La CF potrebbe però utilmente incentivare l’ingresso a pieno titolo delle professioni della cultura nel Inserimento nel Quadro europeo delle qualifiche (European Qualifications Framework). L’EQF è un quadro di riferimento comune che facilita la comparazione tra qualifiche conseguite in diversi paesi allo scopo di renderle più trasparenti e più facili da capire. In questo modo, l’EQF sostiene la mobilità transfrontaliera di discenti e lavoratori e promuove l’apprendimento permanente e lo sviluppo professionale in tutta Europa. Il silema EQF si basa sui risultati dell’apprendimento (dimostrabili anche se ottenuti fuori dai percorsi istituzionali di formazione)come principio fondamentale e non (non sulla durata dei percorsi di apprendimento). Inoltre valorizza il grado di autonomia e responsabilità delle persone, non solo i contenuti dei loro apprendimenti.

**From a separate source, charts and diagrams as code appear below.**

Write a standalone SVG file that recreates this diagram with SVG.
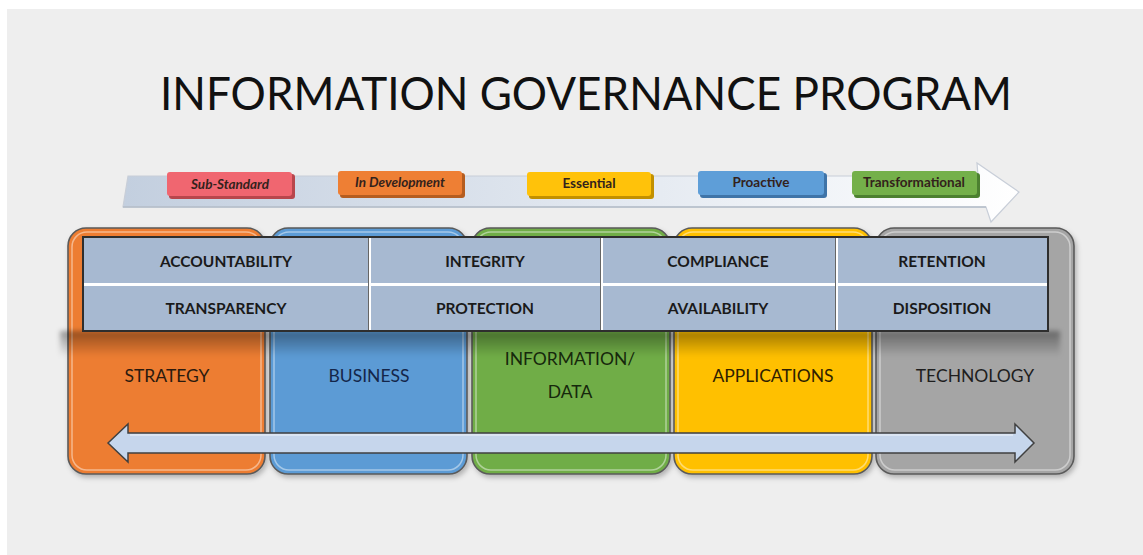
<svg xmlns="http://www.w3.org/2000/svg" width="1143" height="555" viewBox="0 0 1143 555">
  <style>
    .title { font-family: Lato, "Open Sans", "Liberation Sans", sans-serif; font-size: 46px; fill: #111; }
    .pill-t { font-family: Lato, "Open Sans", "Liberation Sans", sans-serif; font-size: 13.5px; font-weight: bold; fill: #33221c; text-anchor: middle; }
    .cell { fill: #a7b9d1; }
    .cell-t { font-family: Lato, "Open Sans", "Liberation Sans", sans-serif; font-size: 15.5px; font-weight: bold; fill: #1a1a1a; text-anchor: middle; }
    .col-t { font-family: Lato, "Open Sans", "Liberation Sans", sans-serif; font-size: 17.5px; text-anchor: middle; }
    .col { stroke: #5a5a5a; stroke-width: 1.6; }
    .col-hi { fill: none; stroke: #ffffff; stroke-opacity: 0.45; stroke-width: 1.5; }
  </style>
  <defs>
    <linearGradient id="bandGrad" x1="0" y1="0" x2="1" y2="0">
      <stop offset="0" stop-color="#c3cfdf"/>
      <stop offset="0.6" stop-color="#e6ebf2"/>
      <stop offset="1" stop-color="#ffffff"/>
    </linearGradient>
    <linearGradient id="shadowGrad" x1="0" y1="0" x2="0" y2="1">
      <stop offset="0" stop-color="#000" stop-opacity="0.38"/>
      <stop offset="1" stop-color="#000" stop-opacity="0"/>
    </linearGradient>
    <filter id="soft" x="-5%" y="-50%" width="110%" height="200%">
      <feGaussianBlur stdDeviation="2.5"/>
    </filter>
    <filter id="dropShadow" x="-10%" y="-10%" width="120%" height="120%">
      <feDropShadow dx="2" dy="3" stdDeviation="2.5" flood-color="#000" flood-opacity="0.25"/>
    </filter>
  </defs>

  <!-- backdrop -->
  <rect x="0" y="0" width="1143" height="555" fill="#ffffff"/>
  <rect x="7" y="9" width="1136" height="546" fill="#eeeeee"/>

  <!-- heading -->
  <text class="title" x="160" y="110" textLength="852" lengthAdjust="spacingAndGlyphs">INFORMATION GOVERNANCE PROGRAM</text>

  <!-- maturity arrow -->
  <g id="maturity-arrow">
    <polygon points="128,176 978,176 977,163 1019,192 991,222 986,207 123,207" fill="url(#bandGrad)" stroke="#c8ced8" stroke-width="1.2"/>
    <line x1="123" y1="207" x2="986" y2="207" stroke="#b3bcc9" stroke-width="1.5"/>
  </g>

  <g id="level-sub-standard">
    <rect x="169" y="174" width="126" height="25" rx="3" fill="#b8464c"/>
    <rect x="167" y="172" width="125" height="24" rx="3" fill="#f06670"/>
    <text class="pill-t" x="230" y="189" font-style="italic">Sub-Standard</text>
  </g>
  <g id="level-in-development">
    <rect x="340" y="173" width="125" height="25" rx="3" fill="#b55d20"/>
    <rect x="338" y="171" width="124" height="24" rx="3" fill="#ee7f34"/>
    <text class="pill-t" x="400" y="187" font-style="italic">In Development</text>
  </g>
  <g id="level-essential">
    <rect x="529" y="174" width="125" height="25" rx="3" fill="#c29000"/>
    <rect x="527" y="172" width="124" height="24" rx="3" fill="#ffc20a"/>
    <text class="pill-t" x="589" y="188">Essential</text>
  </g>
  <g id="level-proactive">
    <rect x="700" y="173" width="127" height="25" rx="3" fill="#3f74a8"/>
    <rect x="698" y="171" width="126" height="24" rx="3" fill="#5e9ed8"/>
    <text class="pill-t" x="761" y="187" fill="#1f2f4a">Proactive</text>
  </g>
  <g id="level-transformational">
    <rect x="854" y="173" width="126" height="25" rx="3" fill="#4c8030"/>
    <rect x="852" y="171" width="125" height="24" rx="3" fill="#74b04a"/>
    <text class="pill-t" x="914" y="187" fill="#1e3012">Transformational</text>
  </g>

  <!-- architecture columns -->
  <g id="col-strategy" filter="url(#dropShadow)">
    <rect class="col" x="68" y="228" width="197" height="246" rx="18" fill="#ed7d31"/>
    <rect class="col-hi" x="72" y="232" width="189" height="238" rx="15"/>
  </g>
  <g id="col-business" filter="url(#dropShadow)">
    <rect class="col" x="270" y="228" width="197" height="246" rx="18" fill="#5b9bd5"/>
    <rect class="col-hi" x="274" y="232" width="189" height="238" rx="15"/>
  </g>
  <g id="col-information" filter="url(#dropShadow)">
    <rect class="col" x="472" y="228" width="198" height="246" rx="18" fill="#70ad47"/>
    <rect class="col-hi" x="476" y="232" width="190" height="238" rx="15"/>
  </g>
  <g id="col-applications" filter="url(#dropShadow)">
    <rect class="col" x="674" y="228" width="198" height="246" rx="18" fill="#ffc000"/>
    <rect class="col-hi" x="678" y="232" width="190" height="238" rx="15"/>
  </g>
  <g id="col-technology" filter="url(#dropShadow)">
    <rect class="col" x="876" y="228" width="198" height="246" rx="18" fill="#a5a5a5"/>
    <rect class="col-hi" x="880" y="232" width="190" height="238" rx="15"/>
  </g>

  <!-- shadow cast by the principles table -->
  <rect x="60" y="331" width="1000" height="26" fill="url(#shadowGrad)" filter="url(#soft)"/>

  <!-- column labels -->
  <text class="col-t" x="167" y="382" fill="#2b1a0e">STRATEGY</text>
  <text class="col-t" x="369" y="382" fill="#14264a">BUSINESS</text>
  <text class="col-t" x="570" y="365" fill="#16280c">INFORMATION/</text>
  <text class="col-t" x="570" y="398" fill="#16280c">DATA</text>
  <text class="col-t" x="773" y="382" fill="#2e2000">APPLICATIONS</text>
  <text class="col-t" x="975" y="382" fill="#1e1e1e">TECHNOLOGY</text>

  <!-- principles table -->
  <g id="principles">
    <rect x="83" y="237" width="965" height="94" fill="#ffffff" stroke="#2e2e2e" stroke-width="2"/>
    <rect class="cell" x="84" y="238" width="284" height="45"/>
    <rect class="cell" x="371" y="238" width="229" height="45"/>
    <rect class="cell" x="603" y="238" width="232" height="45"/>
    <rect class="cell" x="838" y="238" width="209" height="45"/>
    <rect class="cell" x="84" y="286" width="284" height="44"/>
    <rect class="cell" x="371" y="286" width="229" height="44"/>
    <rect class="cell" x="603" y="286" width="232" height="44"/>
    <rect class="cell" x="838" y="286" width="209" height="44"/>
    <line x1="368.5" y1="238" x2="368.5" y2="330" stroke="#666" stroke-width="1"/>
    <line x1="600.5" y1="238" x2="600.5" y2="330" stroke="#666" stroke-width="1"/>
    <line x1="835.5" y1="238" x2="835.5" y2="330" stroke="#666" stroke-width="1"/>
    <text class="cell-t" x="226" y="267">ACCOUNTABILITY</text>
    <text class="cell-t" x="485" y="267">INTEGRITY</text>
    <text class="cell-t" x="718" y="267">COMPLIANCE</text>
    <text class="cell-t" x="942" y="267">RETENTION</text>
    <text class="cell-t" x="226" y="314">TRANSPARENCY</text>
    <text class="cell-t" x="485" y="314">PROTECTION</text>
    <text class="cell-t" x="718" y="314">AVAILABILITY</text>
    <text class="cell-t" x="942" y="314">DISPOSITION</text>
  </g>

  <!-- two-way integration arrow -->
  <g id="connectors">
    <polygon points="108,443 128,424 128,433 1015,433 1015,424 1034,443 1015,462 1015,453 128,453 128,462" fill="#c6d6ec" stroke="#404040" stroke-width="1.5" stroke-linejoin="miter"/>
    <line x1="130" y1="435" x2="1013" y2="435" stroke="#ffffff" stroke-opacity="0.5" stroke-width="1.5"/>
  </g>
</svg>
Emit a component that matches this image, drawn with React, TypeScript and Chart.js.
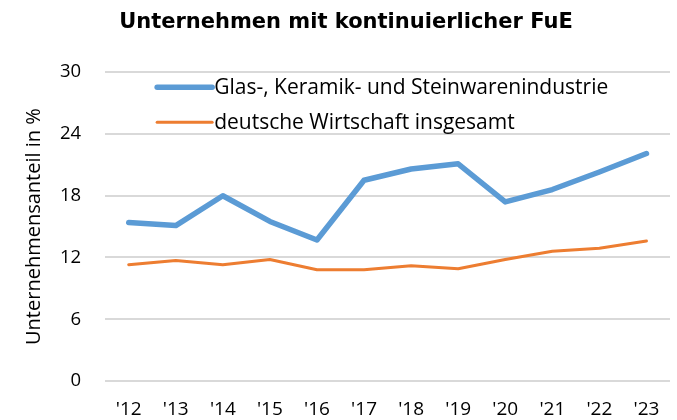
import React, { useEffect, useRef } from "react";
import { Chart, registerables } from "chart.js";

Chart.register(...registerables);

const titleText = "Unternehmen mit kontinuierlicher FuE";
const yAxisTitle = "Unternehmensanteil in %";
const categories = ["'12", "'13", "'14", "'15", "'16", "'17", "'18", "'19", "'20", "'21", "'22", "'23"];
const seriesGlas = [15.4, 15.1, 18.0, 15.5, 13.7, 19.5, 20.6, 21.1, 17.4, 18.6, 20.3, 22.1];
const seriesGesamt = [11.3, 11.7, 11.3, 11.8, 10.8, 10.8, 11.2, 10.9, 11.8, 12.6, 12.9, 13.6];
const labelGlas = "Glas-, Keramik- und Steinwarenindustrie";
const labelGesamt = "deutsche Wirtschaft insgesamt";

const tickFont = "'Open Sans', 'Liberation Sans', sans-serif";

const insideLegend = {
  id: "insideLegend",
  afterDraw(chart: any) {
    const ctx = chart.ctx;
    const area = chart.chartArea;
    ctx.save();
    chart.data.datasets.forEach((ds: any, i: number) => {
      const y = area.top + 15 + i * 35;
      const x0 = area.left + 52;
      const x1 = x0 + 55;
      ctx.strokeStyle = ds.borderColor;
      ctx.lineWidth = ds.borderWidth;
      ctx.lineCap = "round";
      ctx.beginPath();
      ctx.moveTo(x0, y);
      ctx.lineTo(x1, y);
      ctx.stroke();
      ctx.fillStyle = "#000";
      ctx.font = `21px ${tickFont}`;
      ctx.textBaseline = "middle";
      ctx.textAlign = "left";
      ctx.fillText(ds.label, x1 + 2, y + 1);
    });
    ctx.restore();
  },
};

export default function App() {
  const ref = useRef<HTMLCanvasElement | null>(null);
  useEffect(() => {
    document.body.style.margin = "0";
    const chart = new Chart(ref.current as HTMLCanvasElement, {
      type: "line",
      data: {
        labels: categories,
        datasets: [
          {
            label: labelGlas,
            data: seriesGlas,
            borderColor: "#5b9bd5",
            borderWidth: 5.5,
            pointRadius: 0,
            tension: 0,
            borderCapStyle: "round",
            borderJoinStyle: "round",
          },
          {
            label: labelGesamt,
            data: seriesGesamt,
            borderColor: "#ed7d31",
            borderWidth: 3,
            pointRadius: 0,
            tension: 0,
            borderCapStyle: "round",
            borderJoinStyle: "round",
          },
        ],
      },
      options: {
        animation: false,
        responsive: false,
        maintainAspectRatio: false,
        layout: { padding: { top: 0, right: 7, bottom: 1, left: 22 } },
        plugins: {
          legend: { display: false },
          tooltip: { enabled: false },
          title: {
            display: true,
            text: titleText,
            color: "#000",
            font: { family: "'DejaVu Sans', Verdana, sans-serif", size: 21, weight: "bold", lineHeight: 1.2 },
            padding: { top: 10, bottom: 37 },
          },
        },
        scales: {
          x: {
            offset: true,
            grid: { display: false, drawTicks: true, tickLength: 19, tickColor: "rgba(0,0,0,0)" },
            border: { display: false },
            ticks: {
              color: "#000",
              font: { family: tickFont, size: 19, lineHeight: 1 },
              padding: 0,
              maxRotation: 0,
            },
          },
          y: {
            min: 0,
            max: 30,
            ticks: { stepSize: 6, color: "#000", font: { family: tickFont, size: 18.5 }, padding: 0 },
            grid: { color: "#d9d9d9", lineWidth: 2, drawTicks: true, tickLength: 24, tickColor: "rgba(0,0,0,0)" },
            border: { display: false },
            title: {
              display: true,
              text: yAxisTitle,
              color: "#000",
              font: { family: tickFont, size: 20, lineHeight: 1.2 },
              padding: { top: 0, bottom: 14 },
            },
          },
        },
      },
      plugins: [insideLegend],
    });
    return () => chart.destroy();
  }, []);
  return (
    <div style={{ width: 677, height: 420 }}>
      <canvas ref={ref} width={677} height={420} style={{ display: "block" }} />
    </div>
  );
}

Il riconoscimento delle competenze maturate in modo informale

Da più di venti anni esiste in Europa un sistema di riconoscimento delle competenze maturate in modo informale e non formale (in Francia del 1992). L’Italia si è dotata di un sistema di questo tipo in tempi più recenti e con molte difficoltà . E’ un tema complesso. Per approfondimenti si vede ad esempio: EACEA National Policies Platform > Eurydice o anche il dettagliato Country Report for Italy del CEDEFOP (European Centre for the Development of Vocatinal Training). Anche in questo caso la CF potrebbe utilmente svolgere un ruolo di stimolo affinché le università e le istituzioni culturali si inseriscano in modo attivo e consapevole in questi contesti invece di isolarsi considerandoli minacce.

Superare le male pratiche

Ancora più incisiva potrebbe essere l’applicazione della CF nel contrasto delle diffuse male pratiche retributive. I compensi netti per professionisti qualificati (ad esempio nell’archivistica vicini ai 4 euro/ora con arcaici contratti a cottimo non sono rari. Vanno contrastati gli appalti a massimo ribasso che vengono poi assegnati a cooperative che si rivalgono poi sulla retribuzione degli addetti svolgendo così un ruolo da intermediario inutile e parassitario. Dovrebbero anche essere monitorati e possibilmente sanzionati i concorsi chiaramente “ad personam” (per es. con clausole capestro come 15 anni di esperienza nel ruolo o requisti talmente specifici da poter esser dimostrarti da una sola persona).

In sintesi

Come si vede la materia è impegnativa. La legislazione sul lavoro in Italia è quanto di più complesso e mutevole si possa immaginare e fonti di continui scontri politici. Spetta allora ai sostenitori della CF, a partire dalle Comunità Patrimoniali, esercitare azioni di pressione per stimolare dalle istituzioni il rispetto di una legge dello stato in vigore.